[START OF DATA SHOWN]

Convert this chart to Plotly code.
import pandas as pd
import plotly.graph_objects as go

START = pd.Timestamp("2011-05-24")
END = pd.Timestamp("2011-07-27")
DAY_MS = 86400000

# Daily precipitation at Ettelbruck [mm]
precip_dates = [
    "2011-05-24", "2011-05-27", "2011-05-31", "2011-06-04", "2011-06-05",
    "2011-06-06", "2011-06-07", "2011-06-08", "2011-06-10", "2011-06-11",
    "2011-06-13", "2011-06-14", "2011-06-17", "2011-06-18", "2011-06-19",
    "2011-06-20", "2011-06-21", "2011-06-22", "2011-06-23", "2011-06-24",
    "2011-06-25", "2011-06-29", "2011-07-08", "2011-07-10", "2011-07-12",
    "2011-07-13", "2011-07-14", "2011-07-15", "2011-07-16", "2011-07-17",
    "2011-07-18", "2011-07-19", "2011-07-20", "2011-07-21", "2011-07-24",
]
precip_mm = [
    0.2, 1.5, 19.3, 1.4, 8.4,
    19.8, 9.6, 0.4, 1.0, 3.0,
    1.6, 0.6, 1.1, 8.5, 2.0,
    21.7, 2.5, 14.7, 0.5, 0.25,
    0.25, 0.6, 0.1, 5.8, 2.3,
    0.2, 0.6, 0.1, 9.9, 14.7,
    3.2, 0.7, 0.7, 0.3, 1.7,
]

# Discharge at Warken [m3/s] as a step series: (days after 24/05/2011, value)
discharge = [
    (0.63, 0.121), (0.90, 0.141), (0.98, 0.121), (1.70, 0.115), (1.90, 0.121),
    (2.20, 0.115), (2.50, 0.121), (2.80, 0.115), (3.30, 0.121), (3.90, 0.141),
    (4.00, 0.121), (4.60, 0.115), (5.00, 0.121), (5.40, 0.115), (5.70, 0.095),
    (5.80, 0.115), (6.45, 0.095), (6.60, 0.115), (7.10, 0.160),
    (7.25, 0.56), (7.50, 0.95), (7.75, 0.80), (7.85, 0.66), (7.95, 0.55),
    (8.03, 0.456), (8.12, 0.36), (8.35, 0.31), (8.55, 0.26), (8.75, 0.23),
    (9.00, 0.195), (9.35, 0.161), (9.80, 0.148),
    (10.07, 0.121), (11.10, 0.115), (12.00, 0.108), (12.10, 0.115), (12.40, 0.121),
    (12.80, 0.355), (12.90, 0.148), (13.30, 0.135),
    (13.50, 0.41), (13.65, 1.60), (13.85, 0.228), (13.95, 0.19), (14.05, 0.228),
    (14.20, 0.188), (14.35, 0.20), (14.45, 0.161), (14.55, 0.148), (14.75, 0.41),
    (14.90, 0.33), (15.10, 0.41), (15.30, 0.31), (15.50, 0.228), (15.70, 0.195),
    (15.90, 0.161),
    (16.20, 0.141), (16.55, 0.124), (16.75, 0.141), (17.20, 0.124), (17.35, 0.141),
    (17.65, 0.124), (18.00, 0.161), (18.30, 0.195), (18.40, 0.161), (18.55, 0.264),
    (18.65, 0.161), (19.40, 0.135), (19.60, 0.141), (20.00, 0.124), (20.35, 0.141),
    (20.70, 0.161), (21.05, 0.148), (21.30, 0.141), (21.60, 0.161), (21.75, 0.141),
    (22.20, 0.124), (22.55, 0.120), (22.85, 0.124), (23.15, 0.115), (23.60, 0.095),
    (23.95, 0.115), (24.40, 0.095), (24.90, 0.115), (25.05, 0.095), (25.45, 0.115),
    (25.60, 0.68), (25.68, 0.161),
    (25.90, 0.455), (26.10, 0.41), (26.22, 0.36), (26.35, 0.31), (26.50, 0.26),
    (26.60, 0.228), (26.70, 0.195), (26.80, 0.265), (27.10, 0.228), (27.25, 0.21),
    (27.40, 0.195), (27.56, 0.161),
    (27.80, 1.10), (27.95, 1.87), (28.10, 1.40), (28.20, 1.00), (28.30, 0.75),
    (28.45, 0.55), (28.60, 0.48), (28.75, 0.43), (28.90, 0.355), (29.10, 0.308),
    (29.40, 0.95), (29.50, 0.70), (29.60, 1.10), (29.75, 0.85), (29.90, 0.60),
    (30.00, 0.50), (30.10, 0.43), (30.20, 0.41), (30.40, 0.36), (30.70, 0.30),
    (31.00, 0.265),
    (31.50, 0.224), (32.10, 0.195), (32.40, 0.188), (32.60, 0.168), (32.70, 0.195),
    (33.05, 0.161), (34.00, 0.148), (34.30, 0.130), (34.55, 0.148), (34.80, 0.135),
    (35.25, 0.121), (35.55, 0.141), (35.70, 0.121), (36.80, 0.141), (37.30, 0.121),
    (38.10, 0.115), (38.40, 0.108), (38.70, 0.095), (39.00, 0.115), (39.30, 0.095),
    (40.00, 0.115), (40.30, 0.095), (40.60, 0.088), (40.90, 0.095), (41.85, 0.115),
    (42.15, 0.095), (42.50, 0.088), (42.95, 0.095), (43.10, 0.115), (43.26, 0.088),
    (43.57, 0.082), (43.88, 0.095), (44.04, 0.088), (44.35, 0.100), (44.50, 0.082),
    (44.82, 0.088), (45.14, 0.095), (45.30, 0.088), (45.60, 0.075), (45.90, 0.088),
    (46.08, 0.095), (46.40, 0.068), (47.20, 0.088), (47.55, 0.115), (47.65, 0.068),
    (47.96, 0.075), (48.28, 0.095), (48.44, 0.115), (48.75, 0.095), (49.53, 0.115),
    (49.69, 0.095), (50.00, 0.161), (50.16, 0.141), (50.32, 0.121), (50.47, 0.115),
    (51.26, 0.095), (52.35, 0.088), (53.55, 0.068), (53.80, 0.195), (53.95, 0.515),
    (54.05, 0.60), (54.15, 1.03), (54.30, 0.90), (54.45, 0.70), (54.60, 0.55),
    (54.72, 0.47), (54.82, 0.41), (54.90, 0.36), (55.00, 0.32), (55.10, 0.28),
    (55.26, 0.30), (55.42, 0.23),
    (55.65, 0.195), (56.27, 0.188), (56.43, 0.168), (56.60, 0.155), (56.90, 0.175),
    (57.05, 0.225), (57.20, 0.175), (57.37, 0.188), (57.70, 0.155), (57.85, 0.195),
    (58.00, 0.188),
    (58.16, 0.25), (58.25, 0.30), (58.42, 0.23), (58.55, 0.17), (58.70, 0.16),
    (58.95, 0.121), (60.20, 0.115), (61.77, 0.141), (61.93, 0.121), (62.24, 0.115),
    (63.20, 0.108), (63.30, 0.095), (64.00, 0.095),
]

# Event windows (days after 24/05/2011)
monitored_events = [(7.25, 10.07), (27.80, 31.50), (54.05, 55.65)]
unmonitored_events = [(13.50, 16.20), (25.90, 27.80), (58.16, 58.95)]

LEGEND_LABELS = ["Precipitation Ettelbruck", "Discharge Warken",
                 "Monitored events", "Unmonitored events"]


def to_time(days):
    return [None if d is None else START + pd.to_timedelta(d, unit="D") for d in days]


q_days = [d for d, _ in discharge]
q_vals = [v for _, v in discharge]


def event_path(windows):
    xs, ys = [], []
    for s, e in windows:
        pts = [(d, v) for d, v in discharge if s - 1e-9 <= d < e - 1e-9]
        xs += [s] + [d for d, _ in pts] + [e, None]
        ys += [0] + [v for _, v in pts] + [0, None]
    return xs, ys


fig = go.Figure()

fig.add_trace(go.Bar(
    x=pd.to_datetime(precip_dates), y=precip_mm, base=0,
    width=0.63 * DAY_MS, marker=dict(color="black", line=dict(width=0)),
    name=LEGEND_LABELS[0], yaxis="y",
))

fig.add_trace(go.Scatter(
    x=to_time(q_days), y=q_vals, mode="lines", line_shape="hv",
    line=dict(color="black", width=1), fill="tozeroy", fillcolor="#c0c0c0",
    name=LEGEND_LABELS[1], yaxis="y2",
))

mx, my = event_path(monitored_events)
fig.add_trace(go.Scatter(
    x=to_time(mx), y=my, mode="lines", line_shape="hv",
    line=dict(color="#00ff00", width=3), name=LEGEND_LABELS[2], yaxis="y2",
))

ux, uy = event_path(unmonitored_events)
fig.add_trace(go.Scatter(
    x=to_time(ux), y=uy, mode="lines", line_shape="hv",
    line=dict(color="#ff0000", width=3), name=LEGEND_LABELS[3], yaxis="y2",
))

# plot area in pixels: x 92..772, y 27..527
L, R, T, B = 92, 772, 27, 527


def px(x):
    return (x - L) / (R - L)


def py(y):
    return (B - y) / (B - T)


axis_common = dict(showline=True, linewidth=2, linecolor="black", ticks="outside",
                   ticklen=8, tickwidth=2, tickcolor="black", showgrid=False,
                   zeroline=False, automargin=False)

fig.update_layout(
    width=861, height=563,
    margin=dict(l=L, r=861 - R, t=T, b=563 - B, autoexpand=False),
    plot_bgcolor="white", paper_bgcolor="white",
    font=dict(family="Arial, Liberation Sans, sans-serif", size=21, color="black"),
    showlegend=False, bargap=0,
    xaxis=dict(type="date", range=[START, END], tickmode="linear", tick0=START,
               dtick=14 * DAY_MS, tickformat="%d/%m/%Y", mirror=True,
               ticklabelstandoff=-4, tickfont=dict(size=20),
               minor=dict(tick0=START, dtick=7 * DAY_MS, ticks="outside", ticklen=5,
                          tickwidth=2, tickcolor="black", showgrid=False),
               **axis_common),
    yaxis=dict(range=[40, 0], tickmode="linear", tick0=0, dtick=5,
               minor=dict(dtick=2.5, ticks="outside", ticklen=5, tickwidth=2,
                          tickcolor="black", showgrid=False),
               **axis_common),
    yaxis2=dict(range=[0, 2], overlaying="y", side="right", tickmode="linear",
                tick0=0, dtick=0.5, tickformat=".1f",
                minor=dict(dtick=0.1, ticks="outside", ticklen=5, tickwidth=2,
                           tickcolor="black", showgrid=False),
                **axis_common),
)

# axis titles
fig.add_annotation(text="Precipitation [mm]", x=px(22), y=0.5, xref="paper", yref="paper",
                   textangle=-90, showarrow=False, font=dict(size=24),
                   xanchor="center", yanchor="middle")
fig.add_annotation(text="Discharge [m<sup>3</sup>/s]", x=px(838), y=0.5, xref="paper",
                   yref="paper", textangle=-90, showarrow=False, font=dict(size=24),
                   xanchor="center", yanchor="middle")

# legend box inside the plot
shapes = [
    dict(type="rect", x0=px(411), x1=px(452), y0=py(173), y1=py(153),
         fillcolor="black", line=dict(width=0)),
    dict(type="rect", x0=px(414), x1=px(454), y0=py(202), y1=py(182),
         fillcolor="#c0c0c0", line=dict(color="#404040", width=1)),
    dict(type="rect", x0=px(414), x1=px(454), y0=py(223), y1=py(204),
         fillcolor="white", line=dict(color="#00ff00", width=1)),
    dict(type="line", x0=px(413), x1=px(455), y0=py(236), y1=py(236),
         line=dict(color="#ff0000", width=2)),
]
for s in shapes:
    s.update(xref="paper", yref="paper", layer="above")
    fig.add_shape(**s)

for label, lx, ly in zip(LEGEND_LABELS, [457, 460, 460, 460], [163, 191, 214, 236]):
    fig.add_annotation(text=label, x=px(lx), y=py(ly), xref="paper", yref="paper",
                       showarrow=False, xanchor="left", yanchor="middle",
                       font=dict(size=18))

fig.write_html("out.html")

[END OF DATA SHOWN]
[START OF DATA SHOWN]

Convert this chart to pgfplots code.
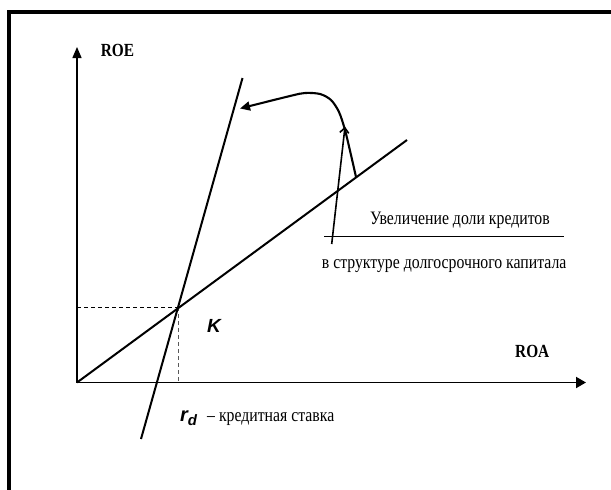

[END OF DATA SHOWN]

» **REQUIRED TASK**
Nothing but the lines from the one with "Convert this chart to Plotly code." to the one with "DAY_MS = 86400000" should be echoed, both of them included, exactly as written.

» **RESPONSE BELOW**
Convert this chart to Plotly code.
import pandas as pd
import plotly.graph_objects as go

START = pd.Timestamp("2011-05-24")
END = pd.Timestamp("2011-07-27")
DAY_MS = 86400000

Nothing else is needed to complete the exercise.